** start of Provided data **
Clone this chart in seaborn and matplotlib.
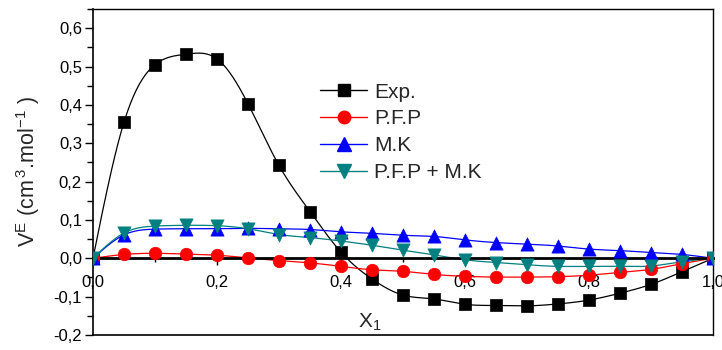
import numpy as np
import pandas as pd
import matplotlib
matplotlib.use("Agg")
import matplotlib.pyplot as plt
from matplotlib.lines import Line2D
from matplotlib.ticker import MultipleLocator, FuncFormatter
import seaborn as sns

# ---- data ----
x1 = [0.00, 0.05, 0.10, 0.15, 0.20, 0.25, 0.30, 0.35, 0.40, 0.45, 0.50,
      0.55, 0.60, 0.65, 0.70, 0.75, 0.80, 0.85, 0.90, 0.95, 1.00]
exp_vals = [0.000, 0.355, 0.505, 0.532, 0.520, 0.403, 0.242, 0.122, 0.016, -0.054, -0.096,
            -0.106, -0.120, -0.123, -0.124, -0.119, -0.109, -0.091, -0.068, -0.035, 0.000]
pfp_vals = [0.000, 0.010, 0.013, 0.011, 0.008, 0.001, -0.006, -0.012, -0.021, -0.030, -0.034,
            -0.042, -0.047, -0.049, -0.049, -0.048, -0.044, -0.037, -0.029, -0.014, 0.000]
mk_vals = [0.000, 0.061, 0.076, 0.077, 0.077, 0.078, 0.077, 0.075, 0.069, 0.065, 0.060,
           0.057, 0.048, 0.041, 0.037, 0.032, 0.024, 0.020, 0.015, 0.010, 0.000]
pfpmk_vals = [0.000, 0.066, 0.084, 0.086, 0.085, 0.077, 0.062, 0.054, 0.045, 0.034, 0.021,
              0.009, -0.004, -0.011, -0.017, -0.021, -0.021, -0.021, -0.020, -0.009, 0.000]
series_names = ["Exp.", "P.F.P", "M.K", "P.F.P + M.K"]
series_vals = [exp_vals, pfp_vals, mk_vals, pfpmk_vals]
colors = ["#000000", "#ff0000", "#0000ff", "#008080"]
markers = ["s", "o", "^", "v"]
msizes = [9, 9, 9.5, 9.5]
x_ticks = [0.0, 0.2, 0.4, 0.6, 0.8, 1.0]
y_ticks = [-0.2, -0.1, 0.0, 0.1, 0.2, 0.3, 0.4, 0.5, 0.6]


def natural_spline(x, y, n=400):
    x = np.asarray(x, float); y = np.asarray(y, float)
    m = len(x); h = np.diff(x)
    A = np.zeros((m, m)); b = np.zeros(m)
    A[0, 0] = 1; A[-1, -1] = 1
    for i in range(1, m - 1):
        A[i, i - 1] = h[i - 1]; A[i, i] = 2 * (h[i - 1] + h[i]); A[i, i + 1] = h[i]
        b[i] = 6 * ((y[i + 1] - y[i]) / h[i] - (y[i] - y[i - 1]) / h[i - 1])
    M = np.linalg.solve(A, b)
    xf = np.linspace(x[0], x[-1], n)
    idx = np.clip(np.searchsorted(x, xf) - 1, 0, m - 2)
    xi, xj = x[idx], x[idx + 1]; hi = xj - xi
    yf = (M[idx] * (xj - xf) ** 3 / (6 * hi) + M[idx + 1] * (xf - xi) ** 3 / (6 * hi)
          + (y[idx] / hi - M[idx] * hi / 6) * (xj - xf)
          + (y[idx + 1] / hi - M[idx + 1] * hi / 6) * (xf - xi))
    return xf, yf


sns.set_style("white")
plt.rcParams["font.family"] = ["Liberation Sans", "DejaVu Sans"]
plt.rcParams["mathtext.default"] = "regular"

fig = plt.figure(figsize=(7.22, 3.5), dpi=100)
ax = fig.add_axes([93 / 722, 1 - 335 / 350, 620 / 722, 326 / 350])

handles = []
for name, vals, c, mk, ms in zip(series_names, series_vals, colors, markers, msizes):
    xf, yf = natural_spline(x1, vals)
    sns.lineplot(x=xf, y=yf, ax=ax, color=c, lw=0.9, sort=False, zorder=2)
    sns.scatterplot(x=x1, y=vals, ax=ax, color=c, marker=mk, s=ms ** 2,
                    edgecolor=c, linewidth=0.5, zorder=3)
    handles.append(Line2D([], [], color=c, lw=1, marker=mk, markersize=ms,
                          markeredgecolor=c, label=name))

ax.set_xlim(0, 1.0)
ax.set_ylim(-0.2, 0.65)

for s in ["top", "right", "left", "bottom"]:
    ax.spines[s].set_visible(True)
    ax.spines[s].set_color("black")
ax.spines["bottom"].set_position(("data", 0))
ax.spines["bottom"].set_linewidth(2)
ax.spines["left"].set_linewidth(1.2)
ax.spines["top"].set_linewidth(1)
ax.spines["right"].set_linewidth(1)
ax.axhline(-0.2, color="black", lw=1.2, clip_on=False, zorder=5)

fmt = FuncFormatter(lambda v, p: f"{v:.1f}".replace(".", ","))
ax.set_xticks(x_ticks)
ax.set_yticks(y_ticks)
ax.xaxis.set_major_formatter(fmt)
ax.yaxis.set_major_formatter(fmt)
ax.xaxis.set_minor_locator(MultipleLocator(0.1))
ax.yaxis.set_minor_locator(MultipleLocator(0.05))
ax.tick_params(axis="y", which="major", direction="out", length=6, width=1,
               labelsize=12, color="black", labelcolor="black", pad=2)
ax.tick_params(axis="y", which="minor", direction="out", length=4, width=1, color="black")
ax.tick_params(axis="x", which="major", direction="out", length=5, width=1,
               labelsize=12, color="black", labelcolor="black", pad=7)
ax.tick_params(axis="x", which="minor", direction="out", length=3, width=1, color="black")
ax.tick_params(axis="x", which="both", bottom=True, top=False)
ax.tick_params(axis="y", which="both", left=True, right=False)

ax.set_xlabel("")
ax.set_ylabel(r"V$^{E}$ (cm$^{\,3}$.mol$^{-1}$ )", fontsize=15.5, labelpad=8)
ax.text(0.447, -0.168, r"X$_{1}$", transform=ax.transData,
        fontsize=15, ha="center", va="center")

leg = ax.legend(handles=handles, loc="upper left", bbox_to_anchor=(0.353, 0.80),
                frameon=False, fontsize=15, handlelength=2.25, handletextpad=0.35,
                labelspacing=0.38, borderaxespad=0)

fig.savefig("out.png", dpi=100)
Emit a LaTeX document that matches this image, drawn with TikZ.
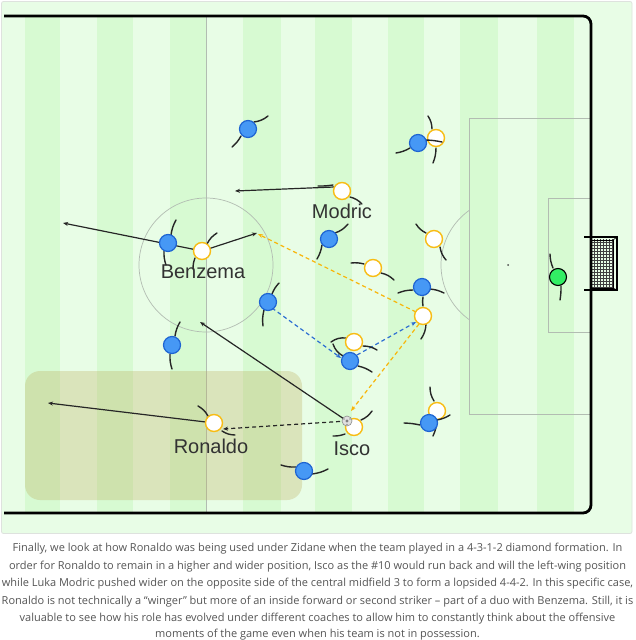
** end of Provided data **
> [Brief] Repeat each entry above word for word, leaving every picture out.

> [Reply]
Clone this chart in seaborn and matplotlib.
import numpy as np
import pandas as pd
import matplotlib
matplotlib.use("Agg")
import matplotlib.pyplot as plt
from matplotlib.lines import Line2D
from matplotlib.ticker import MultipleLocator, FuncFormatter
import seaborn as sns

# ---- data ----
x1 = [0.00, 0.05, 0.10, 0.15, 0.20, 0.25, 0.30, 0.35, 0.40, 0.45, 0.50,
      0.55, 0.60, 0.65, 0.70, 0.75, 0.80, 0.85, 0.90, 0.95, 1.00]
exp_vals = [0.000, 0.355, 0.505, 0.532, 0.520, 0.403, 0.242, 0.122, 0.016, -0.054, -0.096,
            -0.106, -0.120, -0.123, -0.124, -0.119, -0.109, -0.091, -0.068, -0.035, 0.000]
pfp_vals = [0.000, 0.010, 0.013, 0.011, 0.008, 0.001, -0.006, -0.012, -0.021, -0.030, -0.034,
            -0.042, -0.047, -0.049, -0.049, -0.048, -0.044, -0.037, -0.029, -0.014, 0.000]
mk_vals = [0.000, 0.061, 0.076, 0.077, 0.077, 0.078, 0.077, 0.075, 0.069, 0.065, 0.060,
           0.057, 0.048, 0.041, 0.037, 0.032, 0.024, 0.020, 0.015, 0.010, 0.000]
pfpmk_vals = [0.000, 0.066, 0.084, 0.086, 0.085, 0.077, 0.062, 0.054, 0.045, 0.034, 0.021,
              0.009, -0.004, -0.011, -0.017, -0.021, -0.021, -0.021, -0.020, -0.009, 0.000]
series_names = ["Exp.", "P.F.P", "M.K", "P.F.P + M.K"]
series_vals = [exp_vals, pfp_vals, mk_vals, pfpmk_vals]
colors = ["#000000", "#ff0000", "#0000ff", "#008080"]
markers = ["s", "o", "^", "v"]
msizes = [9, 9, 9.5, 9.5]
x_ticks = [0.0, 0.2, 0.4, 0.6, 0.8, 1.0]
y_ticks = [-0.2, -0.1, 0.0, 0.1, 0.2, 0.3, 0.4, 0.5, 0.6]


def natural_spline(x, y, n=400):
    x = np.asarray(x, float); y = np.asarray(y, float)
    m = len(x); h = np.diff(x)
    A = np.zeros((m, m)); b = np.zeros(m)
    A[0, 0] = 1; A[-1, -1] = 1
    for i in range(1, m - 1):
        A[i, i - 1] = h[i - 1]; A[i, i] = 2 * (h[i - 1] + h[i]); A[i, i + 1] = h[i]
        b[i] = 6 * ((y[i + 1] - y[i]) / h[i] - (y[i] - y[i - 1]) / h[i - 1])
    M = np.linalg.solve(A, b)
    xf = np.linspace(x[0], x[-1], n)
    idx = np.clip(np.searchsorted(x, xf) - 1, 0, m - 2)
    xi, xj = x[idx], x[idx + 1]; hi = xj - xi
    yf = (M[idx] * (xj - xf) ** 3 / (6 * hi) + M[idx + 1] * (xf - xi) ** 3 / (6 * hi)
          + (y[idx] / hi - M[idx] * hi / 6) * (xj - xf)
          + (y[idx + 1] / hi - M[idx + 1] * hi / 6) * (xf - xi))
    return xf, yf


sns.set_style("white")
plt.rcParams["font.family"] = ["Liberation Sans", "DejaVu Sans"]
plt.rcParams["mathtext.default"] = "regular"

fig = plt.figure(figsize=(7.22, 3.5), dpi=100)
ax = fig.add_axes([93 / 722, 1 - 335 / 350, 620 / 722, 326 / 350])

handles = []
for name, vals, c, mk, ms in zip(series_names, series_vals, colors, markers, msizes):
    xf, yf = natural_spline(x1, vals)
    sns.lineplot(x=xf, y=yf, ax=ax, color=c, lw=0.9, sort=False, zorder=2)
    sns.scatterplot(x=x1, y=vals, ax=ax, color=c, marker=mk, s=ms ** 2,
                    edgecolor=c, linewidth=0.5, zorder=3)
    handles.append(Line2D([], [], color=c, lw=1, marker=mk, markersize=ms,
                          markeredgecolor=c, label=name))

ax.set_xlim(0, 1.0)
ax.set_ylim(-0.2, 0.65)

for s in ["top", "right", "left", "bottom"]:
    ax.spines[s].set_visible(True)
    ax.spines[s].set_color("black")
ax.spines["bottom"].set_position(("data", 0))
ax.spines["bottom"].set_linewidth(2)
ax.spines["left"].set_linewidth(1.2)
ax.spines["top"].set_linewidth(1)
ax.spines["right"].set_linewidth(1)
ax.axhline(-0.2, color="black", lw=1.2, clip_on=False, zorder=5)

fmt = FuncFormatter(lambda v, p: f"{v:.1f}".replace(".", ","))
ax.set_xticks(x_ticks)
ax.set_yticks(y_ticks)
ax.xaxis.set_major_formatter(fmt)
ax.yaxis.set_major_formatter(fmt)
ax.xaxis.set_minor_locator(MultipleLocator(0.1))
ax.yaxis.set_minor_locator(MultipleLocator(0.05))
ax.tick_params(axis="y", which="major", direction="out", length=6, width=1,
               labelsize=12, color="black", labelcolor="black", pad=2)
ax.tick_params(axis="y", which="minor", direction="out", length=4, width=1, color="black")
ax.tick_params(axis="x", which="major", direction="out", length=5, width=1,
               labelsize=12, color="black", labelcolor="black", pad=7)
ax.tick_params(axis="x", which="minor", direction="out", length=3, width=1, color="black")
ax.tick_params(axis="x", which="both", bottom=True, top=False)
ax.tick_params(axis="y", which="both", left=True, right=False)

ax.set_xlabel("")
ax.set_ylabel(r"V$^{E}$ (cm$^{\,3}$.mol$^{-1}$ )", fontsize=15.5, labelpad=8)
ax.text(0.447, -0.168, r"X$_{1}$", transform=ax.transData,
        fontsize=15, ha="center", va="center")

leg = ax.legend(handles=handles, loc="upper left", bbox_to_anchor=(0.353, 0.80),
                frameon=False, fontsize=15, handlelength=2.25, handletextpad=0.35,
                labelspacing=0.38, borderaxespad=0)

fig.savefig("out.png", dpi=100)
Emit a LaTeX document that matches this image, drawn with TikZ.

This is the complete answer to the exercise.